YOUR TASK
In the lines below, output everything from the first line through the line containing "72, 75, 77];" exactly as it is. Pictures are not part of the output.

■ ■ ■ ■

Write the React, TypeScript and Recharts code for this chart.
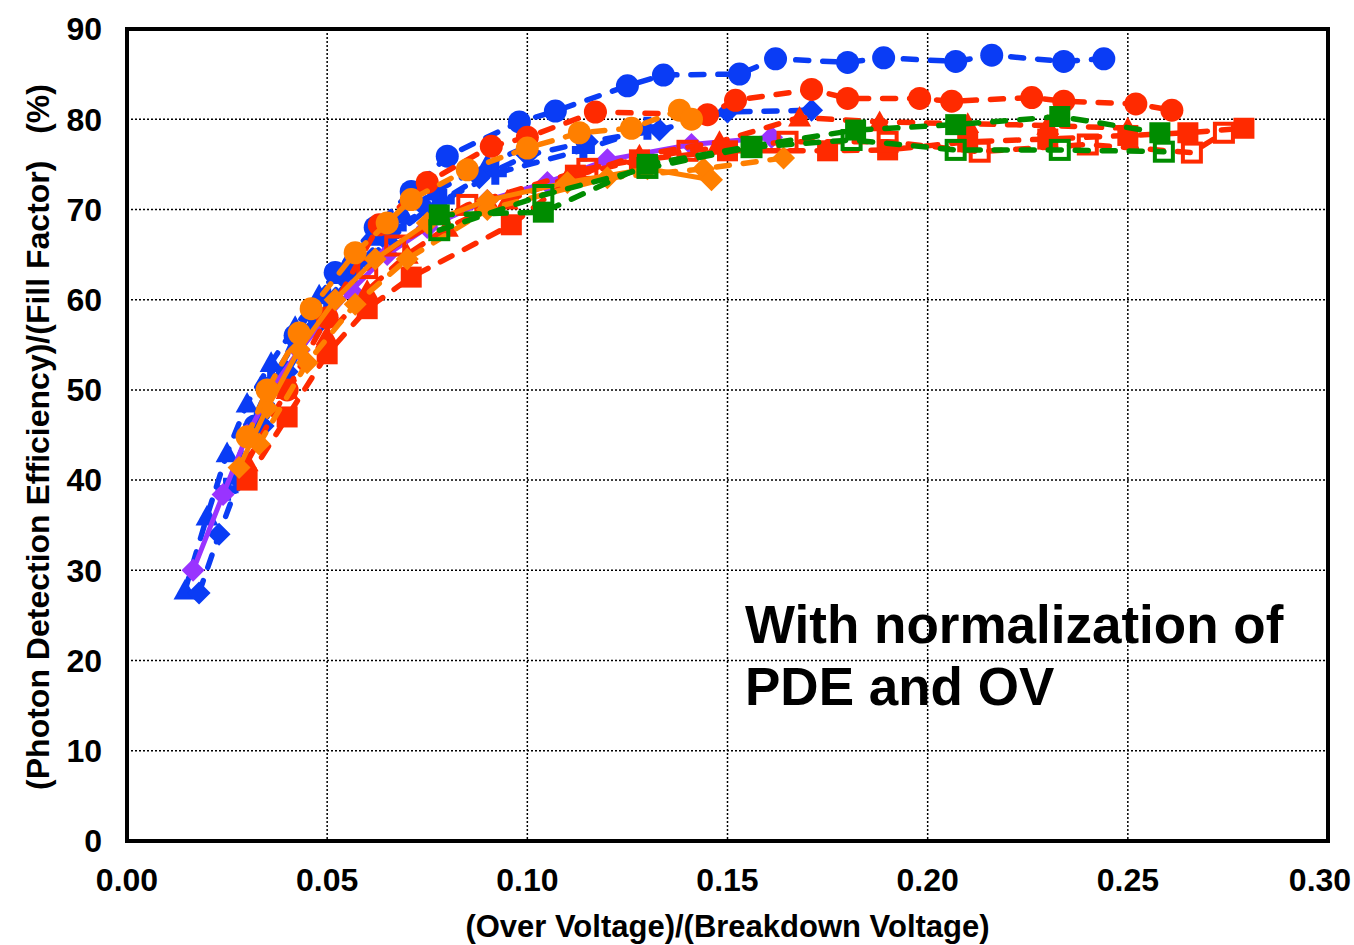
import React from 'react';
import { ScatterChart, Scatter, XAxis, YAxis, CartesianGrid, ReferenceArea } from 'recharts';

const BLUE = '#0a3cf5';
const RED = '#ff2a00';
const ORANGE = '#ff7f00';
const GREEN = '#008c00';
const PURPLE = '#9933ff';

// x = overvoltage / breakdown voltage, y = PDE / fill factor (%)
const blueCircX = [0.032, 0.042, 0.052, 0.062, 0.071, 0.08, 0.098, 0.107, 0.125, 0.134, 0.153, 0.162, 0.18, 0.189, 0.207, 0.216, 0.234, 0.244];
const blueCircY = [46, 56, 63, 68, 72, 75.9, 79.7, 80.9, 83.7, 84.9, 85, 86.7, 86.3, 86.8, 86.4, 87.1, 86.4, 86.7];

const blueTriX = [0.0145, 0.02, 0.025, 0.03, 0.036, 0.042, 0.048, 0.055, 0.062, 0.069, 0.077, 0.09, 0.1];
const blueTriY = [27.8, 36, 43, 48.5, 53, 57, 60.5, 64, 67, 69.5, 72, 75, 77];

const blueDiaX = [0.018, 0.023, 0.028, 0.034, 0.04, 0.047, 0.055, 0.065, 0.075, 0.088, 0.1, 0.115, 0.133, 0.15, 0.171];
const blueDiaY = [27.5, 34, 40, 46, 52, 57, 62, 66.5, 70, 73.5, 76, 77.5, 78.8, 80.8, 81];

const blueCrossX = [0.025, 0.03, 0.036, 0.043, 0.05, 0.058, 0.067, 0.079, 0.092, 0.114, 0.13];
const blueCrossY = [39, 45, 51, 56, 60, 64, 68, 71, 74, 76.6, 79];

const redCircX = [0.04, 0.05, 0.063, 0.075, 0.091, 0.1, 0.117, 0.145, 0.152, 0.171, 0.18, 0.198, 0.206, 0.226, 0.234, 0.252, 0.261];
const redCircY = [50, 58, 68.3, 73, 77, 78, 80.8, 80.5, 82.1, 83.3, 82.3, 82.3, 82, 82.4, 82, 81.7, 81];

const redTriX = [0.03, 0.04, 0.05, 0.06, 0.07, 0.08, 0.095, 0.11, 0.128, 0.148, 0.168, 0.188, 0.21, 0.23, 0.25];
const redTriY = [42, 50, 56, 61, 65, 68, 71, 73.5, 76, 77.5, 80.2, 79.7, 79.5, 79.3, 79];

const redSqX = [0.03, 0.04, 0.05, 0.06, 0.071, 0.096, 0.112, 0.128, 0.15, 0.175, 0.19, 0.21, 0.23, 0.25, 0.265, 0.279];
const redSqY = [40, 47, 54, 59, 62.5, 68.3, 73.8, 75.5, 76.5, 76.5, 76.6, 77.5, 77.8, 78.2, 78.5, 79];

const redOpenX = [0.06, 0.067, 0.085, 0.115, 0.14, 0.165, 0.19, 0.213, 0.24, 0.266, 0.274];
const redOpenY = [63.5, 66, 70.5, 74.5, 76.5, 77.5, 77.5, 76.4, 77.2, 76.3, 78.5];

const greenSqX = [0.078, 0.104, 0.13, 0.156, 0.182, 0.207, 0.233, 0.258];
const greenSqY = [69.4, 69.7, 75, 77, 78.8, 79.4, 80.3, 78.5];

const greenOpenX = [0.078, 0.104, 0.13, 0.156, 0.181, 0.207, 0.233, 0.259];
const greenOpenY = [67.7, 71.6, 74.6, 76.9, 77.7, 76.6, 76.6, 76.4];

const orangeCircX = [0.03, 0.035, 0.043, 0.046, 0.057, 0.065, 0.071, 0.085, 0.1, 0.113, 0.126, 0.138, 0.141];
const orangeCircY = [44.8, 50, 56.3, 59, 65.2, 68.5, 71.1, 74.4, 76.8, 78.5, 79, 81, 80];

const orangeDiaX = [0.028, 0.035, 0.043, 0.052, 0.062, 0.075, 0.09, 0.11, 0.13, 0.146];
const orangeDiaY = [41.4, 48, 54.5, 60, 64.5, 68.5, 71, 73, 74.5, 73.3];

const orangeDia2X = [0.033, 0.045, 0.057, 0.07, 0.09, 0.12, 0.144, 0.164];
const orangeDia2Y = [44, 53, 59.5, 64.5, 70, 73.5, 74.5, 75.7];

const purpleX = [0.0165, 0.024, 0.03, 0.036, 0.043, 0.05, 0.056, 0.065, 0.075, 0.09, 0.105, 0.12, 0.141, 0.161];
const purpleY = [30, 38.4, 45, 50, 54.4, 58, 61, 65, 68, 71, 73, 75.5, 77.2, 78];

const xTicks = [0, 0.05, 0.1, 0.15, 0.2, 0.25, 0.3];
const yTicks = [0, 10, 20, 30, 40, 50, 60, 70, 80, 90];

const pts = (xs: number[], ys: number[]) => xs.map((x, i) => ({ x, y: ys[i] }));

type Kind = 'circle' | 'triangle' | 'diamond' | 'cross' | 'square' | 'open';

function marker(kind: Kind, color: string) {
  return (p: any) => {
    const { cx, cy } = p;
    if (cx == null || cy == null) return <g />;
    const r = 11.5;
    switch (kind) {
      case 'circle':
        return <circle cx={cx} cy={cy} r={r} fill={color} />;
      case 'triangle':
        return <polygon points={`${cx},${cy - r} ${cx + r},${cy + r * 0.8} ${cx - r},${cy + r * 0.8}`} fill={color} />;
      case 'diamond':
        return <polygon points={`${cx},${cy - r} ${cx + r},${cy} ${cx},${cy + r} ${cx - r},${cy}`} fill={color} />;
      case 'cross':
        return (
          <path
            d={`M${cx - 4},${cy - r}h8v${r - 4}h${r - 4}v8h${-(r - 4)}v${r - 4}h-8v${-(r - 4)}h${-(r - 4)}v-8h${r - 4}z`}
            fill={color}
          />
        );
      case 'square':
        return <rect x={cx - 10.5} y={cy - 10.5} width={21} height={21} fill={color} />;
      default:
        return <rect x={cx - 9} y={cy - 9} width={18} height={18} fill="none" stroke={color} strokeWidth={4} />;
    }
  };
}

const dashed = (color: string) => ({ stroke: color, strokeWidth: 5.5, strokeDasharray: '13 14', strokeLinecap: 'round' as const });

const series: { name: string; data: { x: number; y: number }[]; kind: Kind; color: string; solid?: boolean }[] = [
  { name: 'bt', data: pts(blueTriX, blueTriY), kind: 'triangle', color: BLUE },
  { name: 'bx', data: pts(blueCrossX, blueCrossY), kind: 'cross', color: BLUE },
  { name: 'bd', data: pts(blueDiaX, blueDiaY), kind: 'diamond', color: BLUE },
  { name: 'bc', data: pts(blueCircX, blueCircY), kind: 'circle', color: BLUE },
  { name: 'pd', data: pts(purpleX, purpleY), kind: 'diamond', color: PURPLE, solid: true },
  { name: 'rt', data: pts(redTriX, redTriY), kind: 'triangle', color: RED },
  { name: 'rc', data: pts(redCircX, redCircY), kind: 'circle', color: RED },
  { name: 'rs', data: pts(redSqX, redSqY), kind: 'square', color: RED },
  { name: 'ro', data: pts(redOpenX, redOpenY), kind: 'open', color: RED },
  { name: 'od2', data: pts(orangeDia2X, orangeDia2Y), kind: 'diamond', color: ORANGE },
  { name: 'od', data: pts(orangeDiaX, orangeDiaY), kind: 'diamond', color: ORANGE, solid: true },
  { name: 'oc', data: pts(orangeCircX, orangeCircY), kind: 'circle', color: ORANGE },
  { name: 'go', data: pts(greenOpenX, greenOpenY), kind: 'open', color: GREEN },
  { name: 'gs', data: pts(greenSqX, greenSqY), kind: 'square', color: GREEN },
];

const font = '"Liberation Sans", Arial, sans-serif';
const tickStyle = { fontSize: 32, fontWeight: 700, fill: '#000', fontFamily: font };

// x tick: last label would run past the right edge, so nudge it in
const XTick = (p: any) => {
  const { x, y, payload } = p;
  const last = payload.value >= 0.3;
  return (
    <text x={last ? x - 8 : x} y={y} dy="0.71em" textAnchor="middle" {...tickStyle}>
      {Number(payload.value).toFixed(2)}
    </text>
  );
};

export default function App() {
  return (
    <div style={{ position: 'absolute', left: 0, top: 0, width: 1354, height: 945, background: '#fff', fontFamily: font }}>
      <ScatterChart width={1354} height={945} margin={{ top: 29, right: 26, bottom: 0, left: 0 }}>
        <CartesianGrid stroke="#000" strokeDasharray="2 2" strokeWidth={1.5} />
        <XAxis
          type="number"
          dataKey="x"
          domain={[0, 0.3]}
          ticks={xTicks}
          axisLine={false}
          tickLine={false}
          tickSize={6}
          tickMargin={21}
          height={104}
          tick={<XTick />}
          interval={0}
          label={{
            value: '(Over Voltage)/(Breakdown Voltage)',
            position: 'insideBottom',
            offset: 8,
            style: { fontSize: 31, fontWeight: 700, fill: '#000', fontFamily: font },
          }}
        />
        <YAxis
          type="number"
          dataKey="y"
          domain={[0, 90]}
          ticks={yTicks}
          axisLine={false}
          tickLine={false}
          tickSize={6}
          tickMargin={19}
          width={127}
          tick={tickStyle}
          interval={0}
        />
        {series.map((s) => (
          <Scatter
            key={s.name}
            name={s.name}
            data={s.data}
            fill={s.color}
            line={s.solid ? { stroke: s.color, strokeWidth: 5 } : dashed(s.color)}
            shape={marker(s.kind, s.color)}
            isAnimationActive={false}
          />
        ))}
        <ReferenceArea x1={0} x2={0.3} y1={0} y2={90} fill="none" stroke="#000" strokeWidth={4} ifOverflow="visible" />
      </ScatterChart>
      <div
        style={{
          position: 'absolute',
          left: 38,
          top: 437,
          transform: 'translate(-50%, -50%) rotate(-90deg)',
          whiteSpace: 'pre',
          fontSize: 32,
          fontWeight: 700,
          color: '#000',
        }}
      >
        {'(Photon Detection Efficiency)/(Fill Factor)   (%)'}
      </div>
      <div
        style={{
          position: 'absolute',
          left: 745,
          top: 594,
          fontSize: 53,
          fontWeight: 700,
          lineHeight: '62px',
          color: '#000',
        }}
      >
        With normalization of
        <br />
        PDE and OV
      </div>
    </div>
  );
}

■ ■ ■ ■

RESPONSE
Write the React, TypeScript and Recharts code for this chart.
import React from 'react';
import { ScatterChart, Scatter, XAxis, YAxis, CartesianGrid, ReferenceArea } from 'recharts';

const BLUE = '#0a3cf5';
const RED = '#ff2a00';
const ORANGE = '#ff7f00';
const GREEN = '#008c00';
const PURPLE = '#9933ff';

// x = overvoltage / breakdown voltage, y = PDE / fill factor (%)
const blueCircX = [0.032, 0.042, 0.052, 0.062, 0.071, 0.08, 0.098, 0.107, 0.125, 0.134, 0.153, 0.162, 0.18, 0.189, 0.207, 0.216, 0.234, 0.244];
const blueCircY = [46, 56, 63, 68, 72, 75.9, 79.7, 80.9, 83.7, 84.9, 85, 86.7, 86.3, 86.8, 86.4, 87.1, 86.4, 86.7];

const blueTriX = [0.0145, 0.02, 0.025, 0.03, 0.036, 0.042, 0.048, 0.055, 0.062, 0.069, 0.077, 0.09, 0.1];
const blueTriY = [27.8, 36, 43, 48.5, 53, 57, 60.5, 64, 67, 69.5, 72, 75, 77];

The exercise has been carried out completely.